How different does this fiasco look if the Canadian team goes into Halifax last year – the first world junior tournament since the most damaging headlines were published – and crashes out? Pretty different, I suspect. At the very least, the timeline for recovery is extended.

Instead, that team won. With the coast cleared by on-ice excellence, Tim Hortons, Esso and Telus felt freed to declare the crisis over.

Doesn’t that seem a bit strange to you? That the pressure for the sport’s institutional failings trickled down until it was laid across the shoulders of a bunch of teenagers? What other country does this?

None, because Canada is a hockey country that doesn’t play a lot of meaningful hockey.

Take the complete dominance of the senior women’s team out of it. It plays a game with so little international uptake that the only fair way to compare that roster is to each other.

International men’s hockey has competitive spark. It is a defining cultural object in Russia and Scandinavia as well as this country.

When’s the last time the very best Canadian men played the best of the rest of the world? In 2016. And that was a goofball spectacle designed to deliver maximum profit rather than a competitive exercise. The last honest-to-God, top-tier international men’s hockey tournament was the 2014 Sochi Olympics.

Can you imagine Brazil not playing in a best-on-best soccer tournament for a decade? Or America skipping basketball’s or baseball’s best for a sporting generation? India and cricket, South Africa and rugby and that’s the end of the list.

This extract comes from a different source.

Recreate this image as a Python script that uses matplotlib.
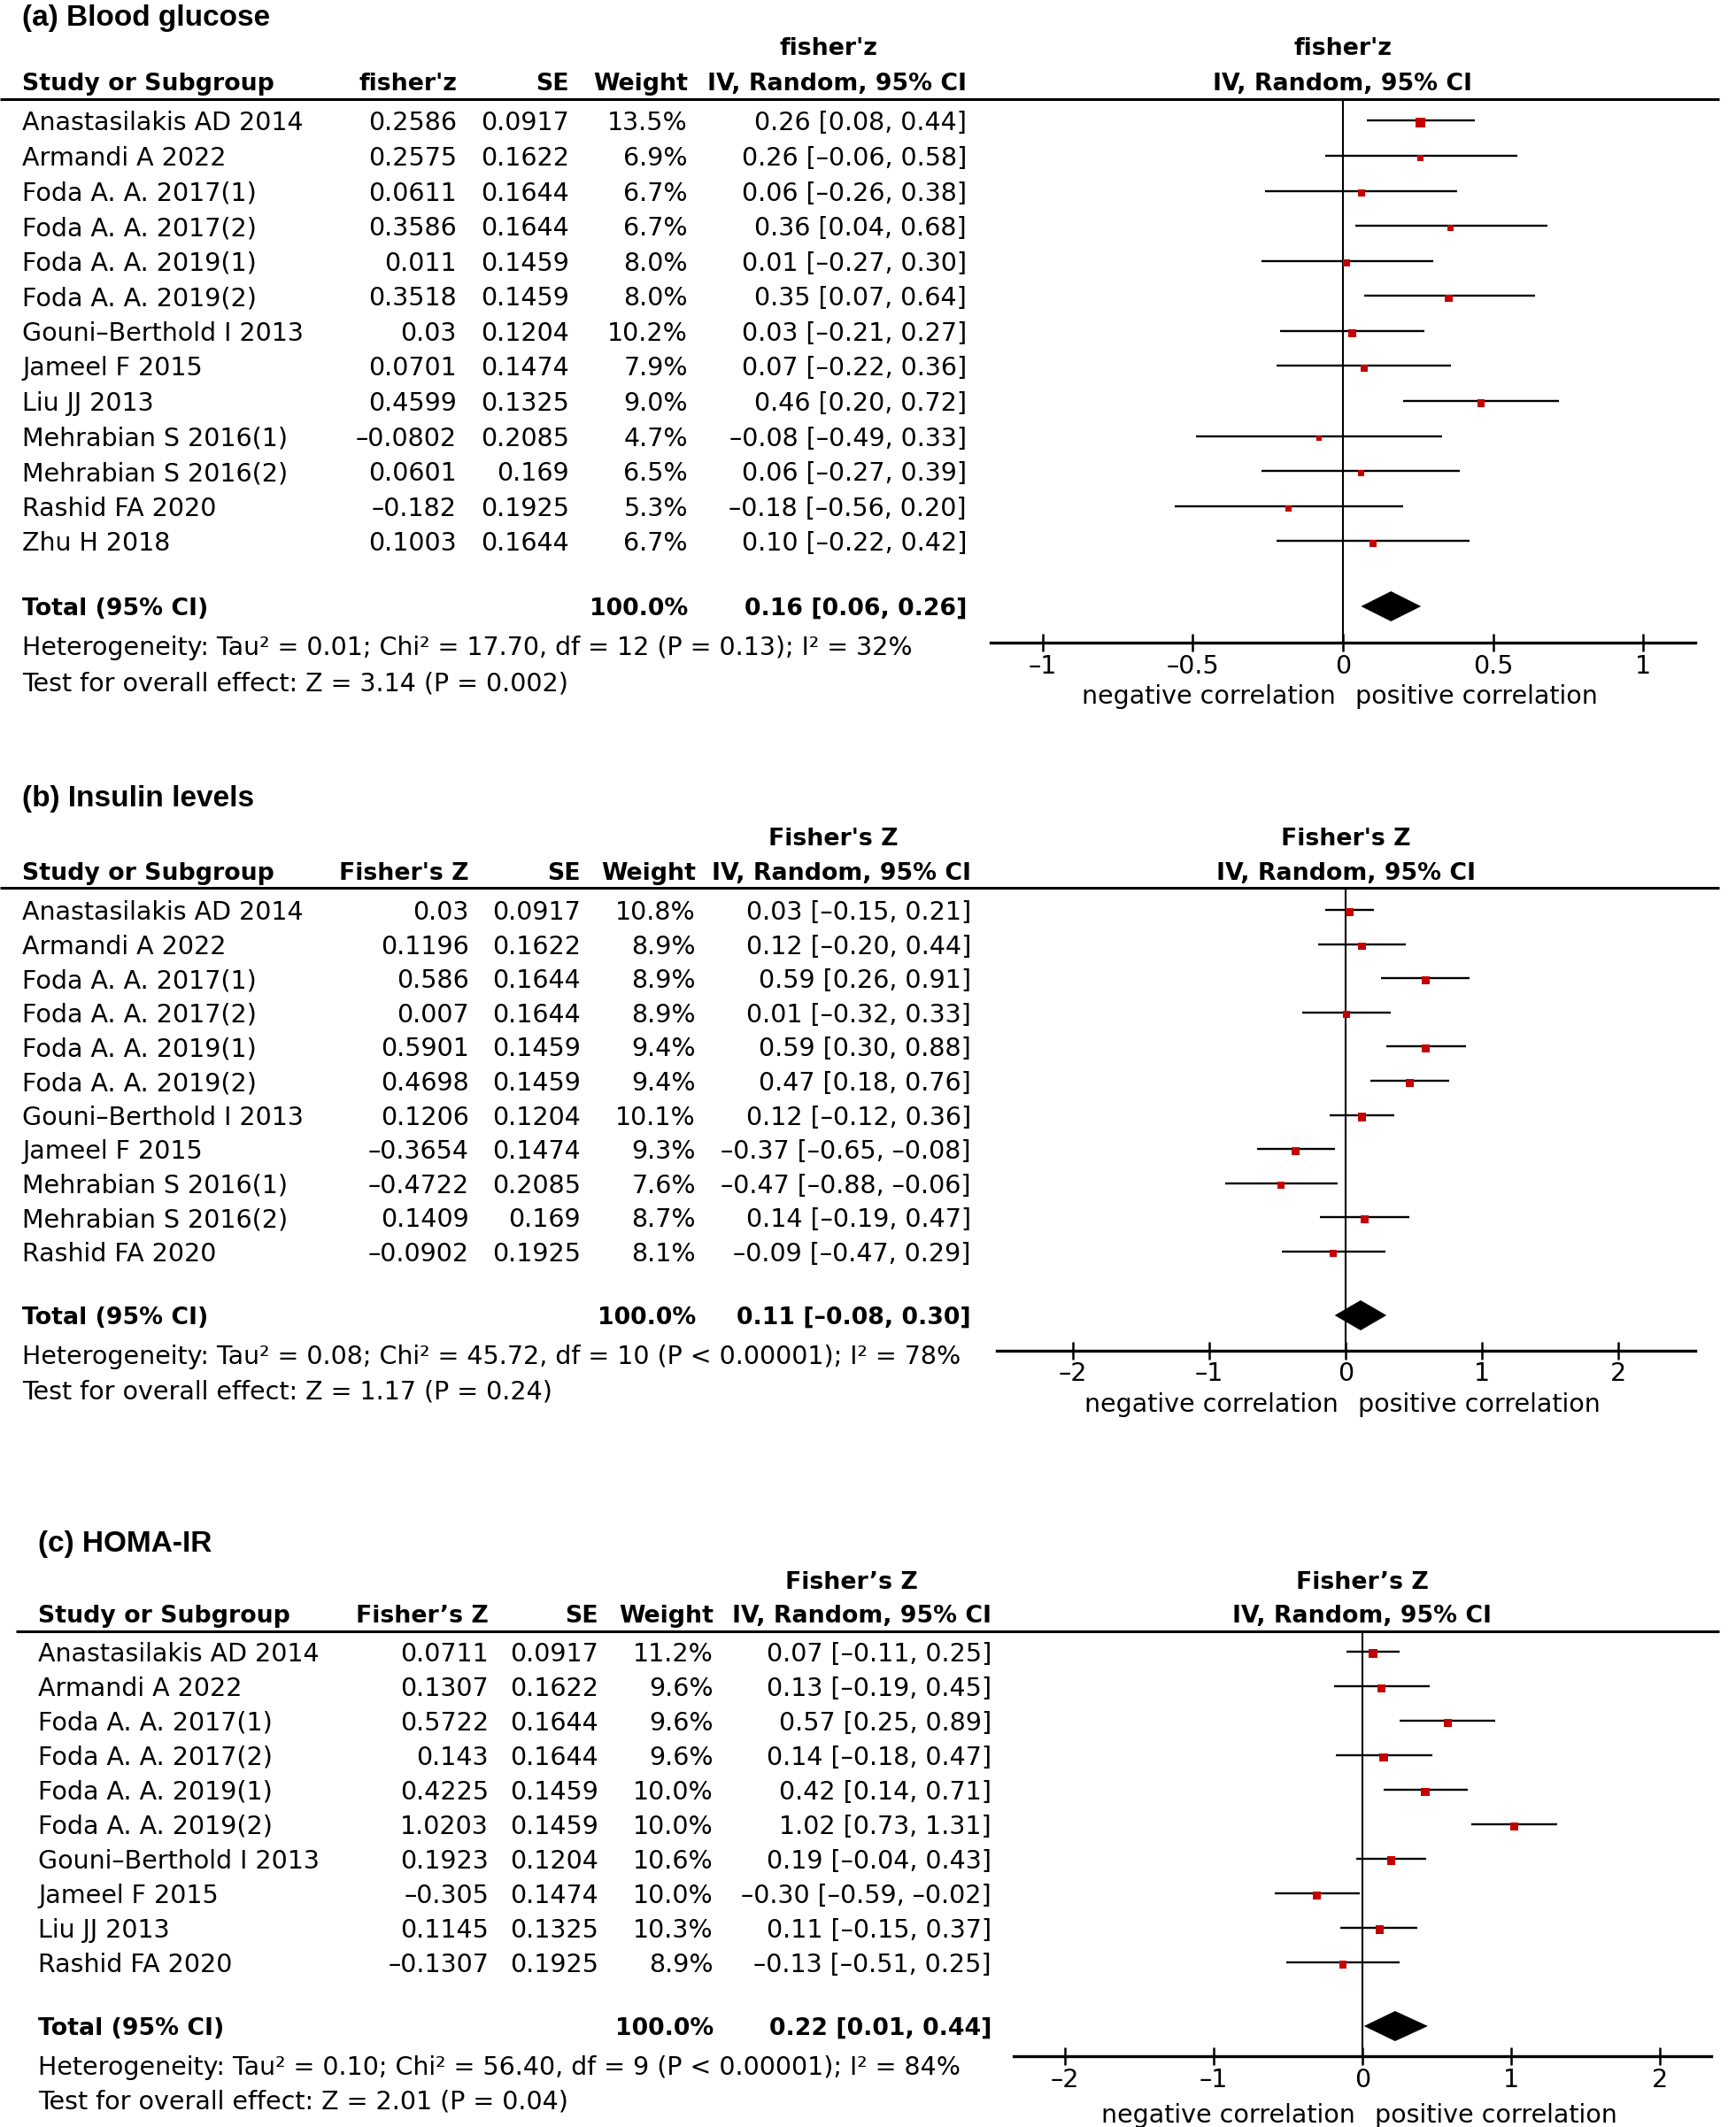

Put England, Argentina, Germany, et al in there, and maybe a dozen nations consider themselves the dominant force in a globally significant team sport.

Canada is the only one that doesn’t play the game it never stops talking about.

There are a lot of reasons for that, most of them stupid, and the world juniors is one of them.

It appears to be generally accepted in this country that as long as our high schoolers are the best hockey players in the world, Canada is still the best hockey nation in the world. When you say it out loud, it sounds as ridiculous as it is.

There is no country that claims it has a cutting-edge digital economy because its Grade 12 science projects are the best.

But Canada’s hockey vacuum serves all entrenched interests. Hockey Canada gets to make bank off the world juniors, because it’s the only big tournament going. The NHL gets to pretend it is still in the midst of creating a viable competitor to the Olympics (though it isn’t). The Olympics gets to hold a hockey tournament that doesn’t overwhelm all the other winter sports.

What the best players in the world get out of this, I have no idea. Were I Connor McDavid or Auston Matthews, I wouldn’t be asking for a chance at glory in an Olympics. I’d just do it and dare hockey’s pipsqueak powers-that-be to try and stop me.

Maybe it’s down to the fact that today’s top NHLers don’t want to do extra work for no extra pay. If so, what a failure of imagination.

It’s never fun to watch a junior team – any junior team from any country – bomb out of a tournament it was supposed to do well in. These kids haven’t yet learned how to manage life’s disappointments. You can see that in their faces.

But on a higher level, this isn’t a bad thing for Canada. Bombing out of a few world juniors in a row may help concentrate the minds of this country’s hockey establishment.

We should not be counting on kids to carry our national baggage. If we’re going to keep telling people that hockey is our game, maybe the adults working at every level of the game should feel the pressure to prove it every once in a while.